What the task requires: In the records below, begin at the line containing "Clone this chart in matplotlib." and end at the line containing "yticks = [0, 20, 40, 60, 80, 100]"; quote every line in that span exactly, including both boundary lines, and no others.

Exercise data:
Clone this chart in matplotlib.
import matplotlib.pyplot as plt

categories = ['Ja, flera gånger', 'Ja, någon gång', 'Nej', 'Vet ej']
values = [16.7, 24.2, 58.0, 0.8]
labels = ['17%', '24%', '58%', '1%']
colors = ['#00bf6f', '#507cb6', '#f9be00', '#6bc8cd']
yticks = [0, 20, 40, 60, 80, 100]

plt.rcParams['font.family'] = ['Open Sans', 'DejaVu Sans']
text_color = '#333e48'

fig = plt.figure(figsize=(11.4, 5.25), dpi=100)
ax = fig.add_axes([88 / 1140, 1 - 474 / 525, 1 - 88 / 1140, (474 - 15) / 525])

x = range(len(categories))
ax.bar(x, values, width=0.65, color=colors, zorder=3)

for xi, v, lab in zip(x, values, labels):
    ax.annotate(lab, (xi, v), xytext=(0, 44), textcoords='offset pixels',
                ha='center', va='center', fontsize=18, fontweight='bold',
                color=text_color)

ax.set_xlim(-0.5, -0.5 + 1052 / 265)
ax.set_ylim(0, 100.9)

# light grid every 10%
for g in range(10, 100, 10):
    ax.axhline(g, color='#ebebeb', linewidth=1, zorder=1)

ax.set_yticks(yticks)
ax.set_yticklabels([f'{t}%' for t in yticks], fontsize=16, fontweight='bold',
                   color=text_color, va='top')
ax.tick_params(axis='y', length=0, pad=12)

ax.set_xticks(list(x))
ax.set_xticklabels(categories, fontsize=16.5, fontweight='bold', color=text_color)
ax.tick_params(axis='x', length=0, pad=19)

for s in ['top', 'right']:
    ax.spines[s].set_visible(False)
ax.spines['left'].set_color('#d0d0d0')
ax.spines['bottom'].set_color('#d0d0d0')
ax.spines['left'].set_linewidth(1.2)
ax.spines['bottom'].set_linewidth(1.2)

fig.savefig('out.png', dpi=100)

--

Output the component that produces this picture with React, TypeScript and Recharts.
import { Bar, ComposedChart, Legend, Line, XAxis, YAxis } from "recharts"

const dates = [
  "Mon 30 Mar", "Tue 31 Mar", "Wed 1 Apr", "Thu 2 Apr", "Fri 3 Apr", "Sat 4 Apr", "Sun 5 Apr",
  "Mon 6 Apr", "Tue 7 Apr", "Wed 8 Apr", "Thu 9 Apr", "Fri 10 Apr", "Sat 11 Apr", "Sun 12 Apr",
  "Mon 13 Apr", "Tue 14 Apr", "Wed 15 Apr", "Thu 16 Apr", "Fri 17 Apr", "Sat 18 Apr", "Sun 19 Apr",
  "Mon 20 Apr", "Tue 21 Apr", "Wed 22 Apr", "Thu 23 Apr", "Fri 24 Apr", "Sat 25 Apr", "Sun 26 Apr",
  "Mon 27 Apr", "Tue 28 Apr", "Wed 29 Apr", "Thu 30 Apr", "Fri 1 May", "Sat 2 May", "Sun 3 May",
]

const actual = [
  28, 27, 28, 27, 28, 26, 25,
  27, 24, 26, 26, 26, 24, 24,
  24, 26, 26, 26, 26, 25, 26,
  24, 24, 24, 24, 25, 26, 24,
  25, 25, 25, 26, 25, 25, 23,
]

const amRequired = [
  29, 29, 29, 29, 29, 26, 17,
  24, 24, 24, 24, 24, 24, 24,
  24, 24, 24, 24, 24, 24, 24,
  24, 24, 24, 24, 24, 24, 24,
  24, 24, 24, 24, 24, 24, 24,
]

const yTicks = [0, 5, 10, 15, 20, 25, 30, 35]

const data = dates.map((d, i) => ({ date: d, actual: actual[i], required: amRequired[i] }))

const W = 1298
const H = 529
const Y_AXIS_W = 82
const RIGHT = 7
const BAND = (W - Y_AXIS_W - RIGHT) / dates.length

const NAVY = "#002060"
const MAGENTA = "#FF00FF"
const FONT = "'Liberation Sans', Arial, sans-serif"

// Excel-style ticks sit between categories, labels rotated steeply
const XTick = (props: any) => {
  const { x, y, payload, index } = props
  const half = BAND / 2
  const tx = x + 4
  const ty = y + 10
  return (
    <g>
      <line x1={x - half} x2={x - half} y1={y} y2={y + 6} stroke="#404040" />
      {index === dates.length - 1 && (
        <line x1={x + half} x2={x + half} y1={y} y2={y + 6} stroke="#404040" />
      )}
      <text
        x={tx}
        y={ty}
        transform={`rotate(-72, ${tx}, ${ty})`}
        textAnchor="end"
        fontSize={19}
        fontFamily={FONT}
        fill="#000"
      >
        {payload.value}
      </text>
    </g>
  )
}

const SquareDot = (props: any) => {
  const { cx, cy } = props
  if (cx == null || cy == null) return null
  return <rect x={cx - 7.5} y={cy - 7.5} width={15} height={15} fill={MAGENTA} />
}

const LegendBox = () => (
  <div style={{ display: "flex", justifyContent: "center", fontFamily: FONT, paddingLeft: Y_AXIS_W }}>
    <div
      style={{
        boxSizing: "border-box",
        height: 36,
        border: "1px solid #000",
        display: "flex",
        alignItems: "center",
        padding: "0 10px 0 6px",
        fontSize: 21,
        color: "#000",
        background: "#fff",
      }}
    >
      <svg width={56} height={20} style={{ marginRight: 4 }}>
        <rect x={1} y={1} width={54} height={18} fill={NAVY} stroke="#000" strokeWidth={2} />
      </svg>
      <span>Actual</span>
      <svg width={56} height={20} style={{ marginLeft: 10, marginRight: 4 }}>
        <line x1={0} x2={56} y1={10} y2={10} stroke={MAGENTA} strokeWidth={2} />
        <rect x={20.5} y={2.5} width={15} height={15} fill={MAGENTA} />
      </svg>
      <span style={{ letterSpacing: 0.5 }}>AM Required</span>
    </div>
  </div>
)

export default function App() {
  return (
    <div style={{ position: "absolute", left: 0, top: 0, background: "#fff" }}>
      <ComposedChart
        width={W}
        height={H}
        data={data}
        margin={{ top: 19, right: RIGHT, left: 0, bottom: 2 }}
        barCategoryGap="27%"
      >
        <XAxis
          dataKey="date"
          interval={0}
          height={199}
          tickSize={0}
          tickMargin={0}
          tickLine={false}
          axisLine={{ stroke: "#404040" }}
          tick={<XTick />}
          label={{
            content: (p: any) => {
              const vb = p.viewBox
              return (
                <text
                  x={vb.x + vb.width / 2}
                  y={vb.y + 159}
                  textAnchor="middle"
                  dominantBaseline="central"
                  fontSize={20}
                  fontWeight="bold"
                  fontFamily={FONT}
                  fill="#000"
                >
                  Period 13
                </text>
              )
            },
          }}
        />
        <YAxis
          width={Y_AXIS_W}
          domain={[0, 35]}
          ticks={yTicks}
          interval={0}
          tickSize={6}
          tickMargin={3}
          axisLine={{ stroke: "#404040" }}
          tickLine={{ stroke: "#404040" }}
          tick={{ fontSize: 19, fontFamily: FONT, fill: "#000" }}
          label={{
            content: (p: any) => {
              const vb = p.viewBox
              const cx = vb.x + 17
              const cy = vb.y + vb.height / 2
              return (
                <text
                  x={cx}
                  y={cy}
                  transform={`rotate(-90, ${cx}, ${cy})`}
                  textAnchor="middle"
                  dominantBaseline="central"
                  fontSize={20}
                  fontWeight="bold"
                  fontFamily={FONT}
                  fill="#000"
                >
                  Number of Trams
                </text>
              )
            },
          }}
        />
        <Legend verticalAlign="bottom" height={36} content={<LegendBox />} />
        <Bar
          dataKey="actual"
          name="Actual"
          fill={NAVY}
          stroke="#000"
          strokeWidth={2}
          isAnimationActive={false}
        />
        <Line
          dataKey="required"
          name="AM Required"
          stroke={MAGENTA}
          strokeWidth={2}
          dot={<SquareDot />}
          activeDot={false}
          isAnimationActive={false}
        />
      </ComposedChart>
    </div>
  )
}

Full output:
Clone this chart in matplotlib.
import matplotlib.pyplot as plt

categories = ['Ja, flera gånger', 'Ja, någon gång', 'Nej', 'Vet ej']
values = [16.7, 24.2, 58.0, 0.8]
labels = ['17%', '24%', '58%', '1%']
colors = ['#00bf6f', '#507cb6', '#f9be00', '#6bc8cd']
yticks = [0, 20, 40, 60, 80, 100]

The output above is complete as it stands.